## begin EXTRACTED INFORMATION

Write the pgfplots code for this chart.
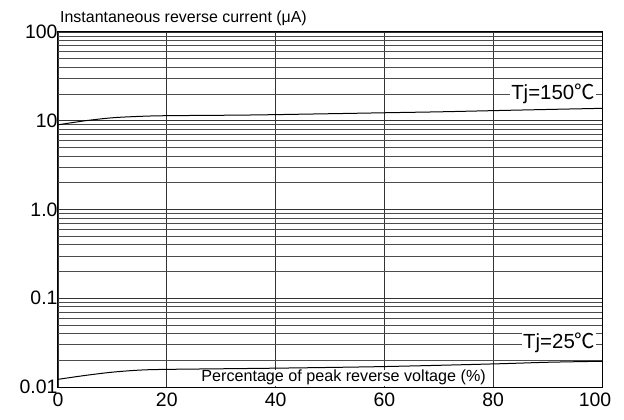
\documentclass[border=0pt]{standalone}
\usepackage{pgfplots}
\pgfplotsset{compat=1.18}
\usepackage{fontspec}
\setmainfont{Liberation Sans}
\newfontfamily\cjk{Noto Sans CJK SC}
\begin{document}
\begin{tikzpicture}
\begin{axis}[
  name=ax,
  scale only axis, width=544bp, height=355bp,
  xmin=0, xmax=100, ymode=log, ymin=0.01, ymax=100,
  xtick={0,20,40,60,80,100},
  xticklabels={0,20,40,60,80,100\kern14bp},
  ytick={0.01,0.1,1,10,100},
  yticklabels={0.01,0.1,1.0,10,100},
  minor ytick={0.02,0.03,0.04,0.05,0.06,0.07,0.08,0.09,
               0.2,0.3,0.4,0.5,0.6,0.7,0.8,0.9,
               2,3,4,5,6,7,8,9,
               20,30,40,50,60,70,80,90},
  /pgf/number format/assume math mode=true,
  major tick length=0, minor tick length=0,
  xmajorgrids, ymajorgrids, yminorgrids,
  grid style={black!80, line width=0.8bp},
  minor grid style={black!70, line width=0.8bp},
  axis line style={black, line width=1bp},
  tick label style={font=\fontsize{19.5}{22}\selectfont},
  xticklabel style={yshift=-2bp},
  yticklabel style={xshift=3bp},
  clip=false,
]
\addplot[black, line width=1bp, smooth] coordinates {
 (0,9.0) (5,10.0) (10,10.8) (15,11.2) (20,11.4) (35,11.6) (50,12.0)
 (60,12.3) (70,12.6) (80,13.0) (90,13.4) (100,13.8)};
\addplot[black, line width=1bp, smooth] coordinates {
 (0,0.0122) (5,0.0135) (10,0.0147) (15,0.0155) (20,0.0158) (40,0.0163)
 (60,0.0170) (80,0.0182) (90,0.0190) (100,0.0195)};
\node[fill=white, inner xsep=1bp, inner ysep=0.5bp, anchor=west,
  font=\fontsize{20.5}{24}\selectfont] at (axis cs:83.1,20.2) {Tj=150{\cjk ℃}};
\node[fill=white, inner xsep=1bp, inner ysep=0.5bp, anchor=west,
  font=\fontsize{20.5}{24}\selectfont] at (axis cs:85.3,0.0313) {Tj=25{\cjk ℃}};
\node[fill=white, inner xsep=2bp, inner ysep=0.5bp, anchor=south,
  font=\fontsize{16.2}{19}\selectfont] at (axis cs:52.5,0.01) [yshift=1bp] {Percentage of peak reverse voltage (\%)};
\node[inner sep=0pt, anchor=base west, font=\fontsize{16}{19}\selectfont]
  at (rel axis cs:0,1) [xshift=2bp, yshift=9bp] {Instantaneous reverse current (μA)};
\end{axis}
\pgfresetboundingbox
\useasboundingbox (ax.south west) ++(-58bp,-33bp) rectangle ++(624bp,420bp);
\end{tikzpicture}
\end{document}
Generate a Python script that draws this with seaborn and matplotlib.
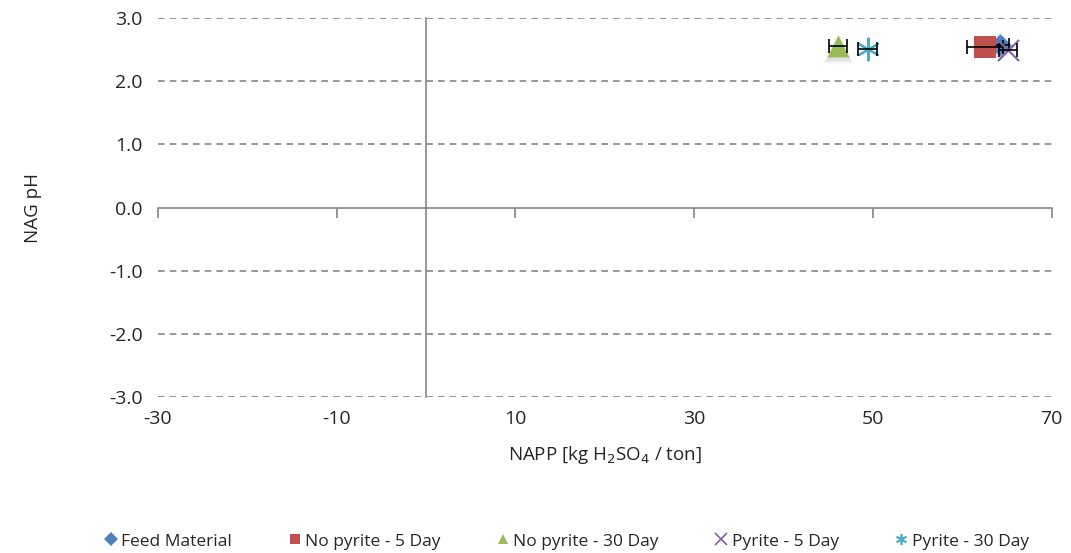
import matplotlib
matplotlib.use("Agg")
import matplotlib.pyplot as plt
import seaborn as sns
from matplotlib.lines import Line2D

# podaci ocitani sa grafika
series = ['Feed Material', 'No pyrite - 5 Day', 'No pyrite - 30 Day', 'Pyrite - 5 Day', 'Pyrite - 30 Day']
napp = [64.2, 62.5, 46.1, 65.1, 49.4]
nag_ph = [2.57, 2.54, 2.55, 2.50, 2.51]
napp_err = [1.0, 2.0, 1.0, 1.0, 1.1]

colors = ['#4F81BD', '#C0504D', '#9BBB59', '#8064A2', '#4BACC6']
markers = ['D', 's', '^', 'x', (6, 2, 0)]
sizes = [130, 230, 250, 230, 250]
shadow = [True, False, True, False, False]

sns.set_style("white")
plt.rcParams['font.family'] = ['Open Sans', 'DejaVu Sans']

fig = plt.figure(figsize=(10.71, 5.53), dpi=100)
ax = fig.add_axes([0.1475, 0.282, 0.8345, 0.6855])

for i, name in enumerate(series):
    z = 3 + i * 2
    if shadow[i]:
        for k, a in [(2.0, 0.05), (1.6, 0.08), (1.3, 0.1)]:
            ax.scatter([napp[i]], [nag_ph[i] - 0.02], s=sizes[i] * k, marker=markers[i],
                       color='gray', alpha=a, linewidths=0, zorder=z - 0.5)
    lw = 1.5 if markers[i] in ('x', (6, 2, 0)) else 0
    sns.scatterplot(x=[napp[i]], y=[nag_ph[i]], marker=markers[i], color=colors[i],
                    s=sizes[i], linewidth=lw, edgecolor=colors[i] if lw == 0 else None,
                    ax=ax, zorder=z, label=name, legend=False)
    ax.errorbar([napp[i]], [nag_ph[i]], xerr=[napp_err[i]], fmt='none', ecolor='black',
                elinewidth=1.2, capsize=5, capthick=1.2, zorder=z + 1)

ax.set_xlim(-30, 70)
ax.set_ylim(-3, 3)
ax.set_xticks([-30, -10, 10, 30, 50, 70])
ax.set_yticks([-3, -2, -1, 0, 1, 2, 3])

# osi kroz nulu
for s in ['top', 'right']:
    ax.spines[s].set_visible(False)
ax.spines['bottom'].set_position(('data', 0))
ax.spines['left'].set_position(('data', 0))
ax.spines['bottom'].set_color('#868686')
ax.spines['left'].set_color('#868686')
ax.spines['bottom'].set_linewidth(1.2)
ax.spines['left'].set_linewidth(1.2)
ax.tick_params(axis='x', bottom=True, direction='out', length=7, width=1.2, color='#868686', labelbottom=False)
ax.tick_params(axis='y', left=False, length=0, labelleft=False)

for yv in [-3, -2, -1, 1, 2, 3]:
    ax.axhline(yv, color='#868686', linestyle=(0, (4, 3)), linewidth=1.2, zorder=1)

# oznake na ivicama
sec_x = ax.secondary_xaxis('bottom')
sec_x.set_xticks([-30, -10, 10, 30, 50, 70])
sec_x.set_xticklabels(['-30', '-10', '10', '30', '50', '70'])
sec_x.spines['bottom'].set_visible(False)
sec_x.tick_params(length=0, pad=9, labelsize=14)

sec_y = ax.secondary_yaxis('left')
sec_y.set_yticks([-3, -2, -1, 0, 1, 2, 3])
sec_y.set_yticklabels([f'{v:.1f}' for v in [-3, -2, -1, 0, 1, 2, 3]])
sec_y.spines['left'].set_visible(False)
sec_y.tick_params(length=0, pad=11, labelsize=14)

sec_x.set_xlabel('NAPP [kg H$_2$SO$_4$ / ton]', fontsize=13.5, labelpad=12)
sec_y.set_ylabel('NAG pH', fontsize=13.5, labelpad=48)

handles = [Line2D([], [], linestyle='none', marker=markers[i], color=colors[i],
                  markersize=7 if i < 3 else 8, markeredgewidth=1.2 if i >= 3 else 0)
           for i in range(len(series))]
fig.legend(handles, series, loc='lower center', bbox_to_anchor=(0.528, -0.022), ncol=5,
           frameon=False, fontsize=12.5, handletextpad=0.1, columnspacing=3.1, handlelength=1.0)

plt.savefig('out.png', dpi=100)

## end EXTRACTED INFORMATION

> _EXERCISE PROMPT_: All records should be output exactly, with the pictures left out.

> _TASK SOLUTION_:
Write the pgfplots code for this chart.
\documentclass[border=0pt]{standalone}
\usepackage{pgfplots}
\pgfplotsset{compat=1.18}
\usepackage{fontspec}
\setmainfont{Liberation Sans}
\newfontfamily\cjk{Noto Sans CJK SC}
\begin{document}
\begin{tikzpicture}
\begin{axis}[
  name=ax,
  scale only axis, width=544bp, height=355bp,
  xmin=0, xmax=100, ymode=log, ymin=0.01, ymax=100,
  xtick={0,20,40,60,80,100},
  xticklabels={0,20,40,60,80,100\kern14bp},
  ytick={0.01,0.1,1,10,100},
  yticklabels={0.01,0.1,1.0,10,100},
  minor ytick={0.02,0.03,0.04,0.05,0.06,0.07,0.08,0.09,
               0.2,0.3,0.4,0.5,0.6,0.7,0.8,0.9,
               2,3,4,5,6,7,8,9,
               20,30,40,50,60,70,80,90},
  /pgf/number format/assume math mode=true,
  major tick length=0, minor tick length=0,
  xmajorgrids, ymajorgrids, yminorgrids,
  grid style={black!80, line width=0.8bp},
  minor grid style={black!70, line width=0.8bp},
  axis line style={black, line width=1bp},
  tick label style={font=\fontsize{19.5}{22}\selectfont},
  xticklabel style={yshift=-2bp},
  yticklabel style={xshift=3bp},
  clip=false,
]
\addplot[black, line width=1bp, smooth] coordinates {
 (0,9.0) (5,10.0) (10,10.8) (15,11.2) (20,11.4) (35,11.6) (50,12.0)
 (60,12.3) (70,12.6) (80,13.0) (90,13.4) (100,13.8)};
\addplot[black, line width=1bp, smooth] coordinates {
 (0,0.0122) (5,0.0135) (10,0.0147) (15,0.0155) (20,0.0158) (40,0.0163)
 (60,0.0170) (80,0.0182) (90,0.0190) (100,0.0195)};
\node[fill=white, inner xsep=1bp, inner ysep=0.5bp, anchor=west,
  font=\fontsize{20.5}{24}\selectfont] at (axis cs:83.1,20.2) {Tj=150{\cjk ℃}};
\node[fill=white, inner xsep=1bp, inner ysep=0.5bp, anchor=west,
  font=\fontsize{20.5}{24}\selectfont] at (axis cs:85.3,0.0313) {Tj=25{\cjk ℃}};
\node[fill=white, inner xsep=2bp, inner ysep=0.5bp, anchor=south,
  font=\fontsize{16.2}{19}\selectfont] at (axis cs:52.5,0.01) [yshift=1bp] {Percentage of peak reverse voltage (\%)};
\node[inner sep=0pt, anchor=base west, font=\fontsize{16}{19}\selectfont]
  at (rel axis cs:0,1) [xshift=2bp, yshift=9bp] {Instantaneous reverse current (μA)};
\end{axis}
\pgfresetboundingbox
\useasboundingbox (ax.south west) ++(-58bp,-33bp) rectangle ++(624bp,420bp);
\end{tikzpicture}
\end{document}
Generate a Python script that draws this with seaborn and matplotlib.
import matplotlib
matplotlib.use("Agg")
import matplotlib.pyplot as plt
import seaborn as sns
from matplotlib.lines import Line2D

# podaci ocitani sa grafika
series = ['Feed Material', 'No pyrite - 5 Day', 'No pyrite - 30 Day', 'Pyrite - 5 Day', 'Pyrite - 30 Day']
napp = [64.2, 62.5, 46.1, 65.1, 49.4]
nag_ph = [2.57, 2.54, 2.55, 2.50, 2.51]
napp_err = [1.0, 2.0, 1.0, 1.0, 1.1]

colors = ['#4F81BD', '#C0504D', '#9BBB59', '#8064A2', '#4BACC6']
markers = ['D', 's', '^', 'x', (6, 2, 0)]
sizes = [130, 230, 250, 230, 250]
shadow = [True, False, True, False, False]

sns.set_style("white")
plt.rcParams['font.family'] = ['Open Sans', 'DejaVu Sans']

fig = plt.figure(figsize=(10.71, 5.53), dpi=100)
ax = fig.add_axes([0.1475, 0.282, 0.8345, 0.6855])

for i, name in enumerate(series):
    z = 3 + i * 2
    if shadow[i]:
        for k, a in [(2.0, 0.05), (1.6, 0.08), (1.3, 0.1)]:
            ax.scatter([napp[i]], [nag_ph[i] - 0.02], s=sizes[i] * k, marker=markers[i],
                       color='gray', alpha=a, linewidths=0, zorder=z - 0.5)
    lw = 1.5 if markers[i] in ('x', (6, 2, 0)) else 0
    sns.scatterplot(x=[napp[i]], y=[nag_ph[i]], marker=markers[i], color=colors[i],
                    s=sizes[i], linewidth=lw, edgecolor=colors[i] if lw == 0 else None,
                    ax=ax, zorder=z, label=name, legend=False)
    ax.errorbar([napp[i]], [nag_ph[i]], xerr=[napp_err[i]], fmt='none', ecolor='black',
                elinewidth=1.2, capsize=5, capthick=1.2, zorder=z + 1)

ax.set_xlim(-30, 70)
ax.set_ylim(-3, 3)
ax.set_xticks([-30, -10, 10, 30, 50, 70])
ax.set_yticks([-3, -2, -1, 0, 1, 2, 3])

# osi kroz nulu
for s in ['top', 'right']:
    ax.spines[s].set_visible(False)
ax.spines['bottom'].set_position(('data', 0))
ax.spines['left'].set_position(('data', 0))
ax.spines['bottom'].set_color('#868686')
ax.spines['left'].set_color('#868686')
ax.spines['bottom'].set_linewidth(1.2)
ax.spines['left'].set_linewidth(1.2)
ax.tick_params(axis='x', bottom=True, direction='out', length=7, width=1.2, color='#868686', labelbottom=False)
ax.tick_params(axis='y', left=False, length=0, labelleft=False)

for yv in [-3, -2, -1, 1, 2, 3]:
    ax.axhline(yv, color='#868686', linestyle=(0, (4, 3)), linewidth=1.2, zorder=1)

# oznake na ivicama
sec_x = ax.secondary_xaxis('bottom')
sec_x.set_xticks([-30, -10, 10, 30, 50, 70])
sec_x.set_xticklabels(['-30', '-10', '10', '30', '50', '70'])
sec_x.spines['bottom'].set_visible(False)
sec_x.tick_params(length=0, pad=9, labelsize=14)

sec_y = ax.secondary_yaxis('left')
sec_y.set_yticks([-3, -2, -1, 0, 1, 2, 3])
sec_y.set_yticklabels([f'{v:.1f}' for v in [-3, -2, -1, 0, 1, 2, 3]])
sec_y.spines['left'].set_visible(False)
sec_y.tick_params(length=0, pad=11, labelsize=14)

sec_x.set_xlabel('NAPP [kg H$_2$SO$_4$ / ton]', fontsize=13.5, labelpad=12)
sec_y.set_ylabel('NAG pH', fontsize=13.5, labelpad=48)

handles = [Line2D([], [], linestyle='none', marker=markers[i], color=colors[i],
                  markersize=7 if i < 3 else 8, markeredgewidth=1.2 if i >= 3 else 0)
           for i in range(len(series))]
fig.legend(handles, series, loc='lower center', bbox_to_anchor=(0.528, -0.022), ncol=5,
           frameon=False, fontsize=12.5, handletextpad=0.1, columnspacing=3.1, handlelength=1.0)

plt.savefig('out.png', dpi=100)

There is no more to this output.